Hey there Esther--thanks for your note! As for the Dirt Cake details, I've emailed my pal Shar for a refresher on how she (and her mom) actually made it. I'll post more stuff when she gets back to me. I seem to remember that gummy worms (coming out of the "dirt") might have been involved, too....

Shar said...

well Steph, you know you are MY pie queen, anyway it's actually best with vanilla pudding. You grind chocolate sandwich cookies until they look like top soil. and you prepare vanilla pudding -- and I need to ask Mavis but I swear that she puts more than the average cup of milk in it. Okay this is from memory and I bet I am missing something but here goes:
If you prefer- line a medium-small flower pot with foil (if it's new and clean you can skip this). Make vanilla pudding and fold in any extra creamy stuff you can find. Cream cheese for sure, heck throw in some cool whip or sour cream, yogurt. If you spend less than $20 just on the dairy alone then you are doing something wrong. 2 cream cheese bricks I think.
Put a layer of cookie soil, then pudding then soil then pudding and top with at least an inch of soil. Some young mothers thought they'd get fancy and add gummy worms and the like. This makes for good magazine pictures but really when you are eating it they only get in the way and distract your taste buds from the cream and chocolate essence.
so soil on top and serve with a new hand shovel. It's taste better than it looks or sounds. It's really delicious. OH and yes the Mama Mavis way is (again not fancy but purist) you pluck a real flower with leaves and all, wrap the bottom in plastic wrap so as not to dirty the pudding and you stick it in. In our family the point was to trick people not just feed them.

esther said...

wow.. that sounds absolutely awesome. cream cheese too? eeks.

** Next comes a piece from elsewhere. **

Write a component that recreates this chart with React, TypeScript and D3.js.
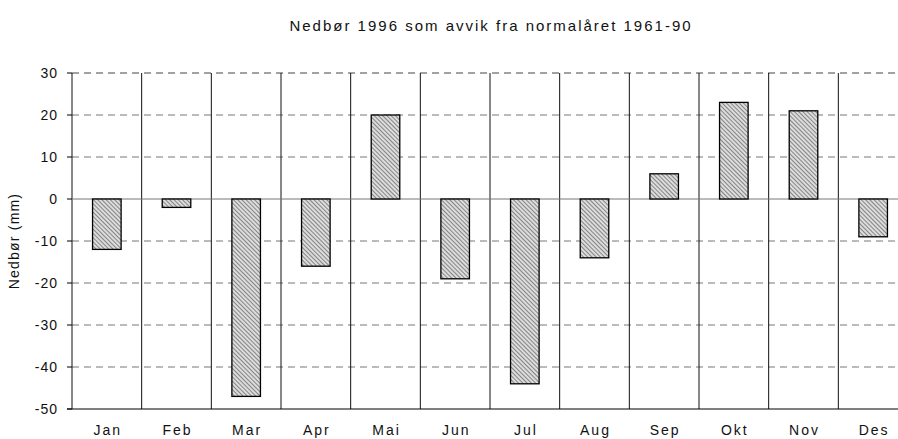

I'm still not sure exactly what is meant by pudding.. i think this must be some kinda americanism that I'm missing. I'm thinking one of those packet things that you set in the fridge?

Stephanie J. Rosenbaum said...

Ah, yes--pudding in the specific American sense, not the Aussie/Brit sense. Here, pudding means a specific creamy dessert, made from milk with sugar and flavoring (vanilla or chocolate), thickened over heat with cornstarch (cornflour) or sometimes eggs, then chilled in the fridge. Or, of course, you can make the instant or quick-cook kind, from the little boxes of powdered mix sold in the supermarket.